Escrever sobre Maria de Sousa será sempre uma tarefa ingrata, qualquer texto ficará provavelmente aquém do que teria merecido.

Aqui, para limitar esse risco, socorrer-me-ei com frequência das suas próprias palavras. Numa homenagem a Maria de Sousa, em fevereiro deste ano, o neurocientista Rui Costa, um dos seus mais fiéis amigos e discípulos, listou algumas das palavras que caracterizavam o seu discurso: coragem, curiosidade, liberdade, generosidade, comunidade, visão. Eu acrescentaria espanto, palavra que usava com frequência para criticar as múltiplas incoerências da nossa política científica, com que se debateu até quase o seu último dia. Foi esta a Maria de Sousa que conheci, cientista, escritora, poetisa, mulher de visão e coragem, que contribuiu como poucos para mudar a história da política de Ciência em Portugal. É sobre esta Maria de Sousa que quero escrever.

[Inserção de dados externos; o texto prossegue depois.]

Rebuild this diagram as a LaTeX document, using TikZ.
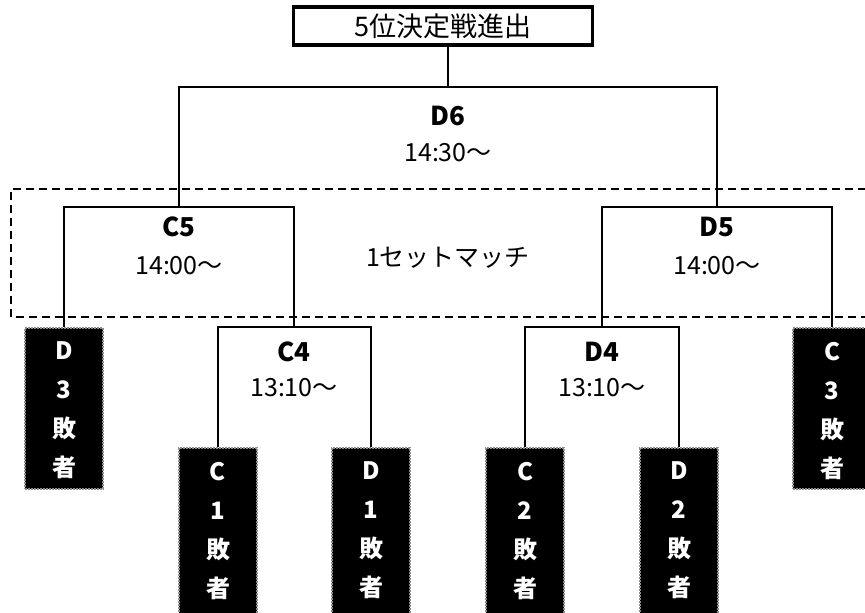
\documentclass[tikz,border=0pt]{standalone}
\usepackage{fontspec}
\setmainfont{Noto Sans CJK JP}

\newcommand{\lw}{2.3pt}
\newcommand{\boxw}{78pt}
\newcommand{\mn}{\node[font=\fontsize{26}{26}\selectfont\bfseries]}
\newcommand{\tn}{\node[font=\fontsize{25}{25}\selectfont]}
\newcommand{\lbox}{\node[loser]}
\newcommand{\lstack}[3]{\parbox[c][#3][t]{\boxw}{\centering\vspace*{14pt}#1\\#2\\敗\\者}}

\tikzset{
    bracket/.style={line width=\lw},
    loser/.style={anchor=north, inner sep=0pt, fill=black, draw=black!45,
        densely dotted, line width=2pt, text=white,
        font=\fontsize{24}{39}\selectfont\bfseries},
    finalbox/.style={draw, line width=3.5pt, minimum width=299pt,
        minimum height=38pt, inner sep=0pt, font=\fontsize{27}{27}\selectfont}
}

\begin{document}
\begin{tikzpicture}[x=1pt, y=-1pt]
        \clip (0,0) rectangle (865,613);

        \node[finalbox] (final) at (443,26) {5位決定戦進出};
        \coordinate (d6) at (448,87);
        \coordinate (c5) at (179,207);
        \coordinate (d5) at (717,207);
        \coordinate (c4) at (294,327);
        \coordinate (d4) at (602,327);

        \lbox (d3) at (64,327) {\lstack{D}{3}{161pt}};
        \lbox (c3) at (832,327) {\lstack{C}{3}{161pt}};
        \lbox (c1) at (218,447) {\lstack{C}{1}{180pt}};
        \lbox (d1) at (371,447) {\lstack{D}{1}{180pt}};
        \lbox (c2) at (525,447) {\lstack{C}{2}{180pt}};
        \lbox (d2) at (679,447) {\lstack{D}{2}{180pt}};

        \mn (d6name) at (448,116) {D6};
        \tn (d6time) at (448,153) {14:30～};
        \mn (c5name) at (179,227) {C5};
        \tn (c5time) at (179,266) {14:00～};
        \mn (d5name) at (717,227) {D5};
        \tn (d5time) at (717,266) {14:00～};
        \mn (c4name) at (294,352) {C4};
        \tn (c4time) at (294,388) {13:10～};
        \mn (d4name) at (602,352) {D4};
        \tn (d4time) at (602,388) {13:10～};
        \tn (oneset) at (448,258) {1セットマッチ};

        \draw[dashed, line width=1.4pt, dash pattern=on 8pt off 5pt]
            (866,189) -- (11,189) -- (11,317) -- (866,317);

        \draw[bracket]
            (final.south -| d6) -- (d6)
            (c5) -- (c5 |- d6) -- (d5 |- d6) -- (d5)
            (d3.north) -- (d3.north |- c5) -- (c4 |- c5) -- (c4)
            (d4) -- (d4 |- d5) -- (c3.north |- d5) -- (c3.north)
            (c1.north) -- (c1.north |- c4) -- (d1.north |- c4) -- (d1.north)
            (c2.north) -- (c2.north |- d4) -- (d2.north |- d4) -- (d2.north)
            ;
\end{tikzpicture}
\end{document}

Nas suas conversas com Anabela Mota Ribeiro afirma: “Acho que nunca encolhi na vida”. É verdade, foi sempre mais longe. É interminável a lista dos que, como eu, por sua causa foram mais longe também. Referindo-se aos alunos de doutoramento ou mestrado, de quem com frequência se tornava mais tarde grande amiga, dizia: “Trato-os mal no sentido em que não os protejo, para serem eles próprios. E depois vêm a apreciar isso”. Não fui sua aluna, era doutoranda na porta ao lado, o que me valeu nessa altura um ou outro dos seus famosos “raspanetes”. Os que souberam percebê-la e merecer o seu respeito foram com certeza mais longe.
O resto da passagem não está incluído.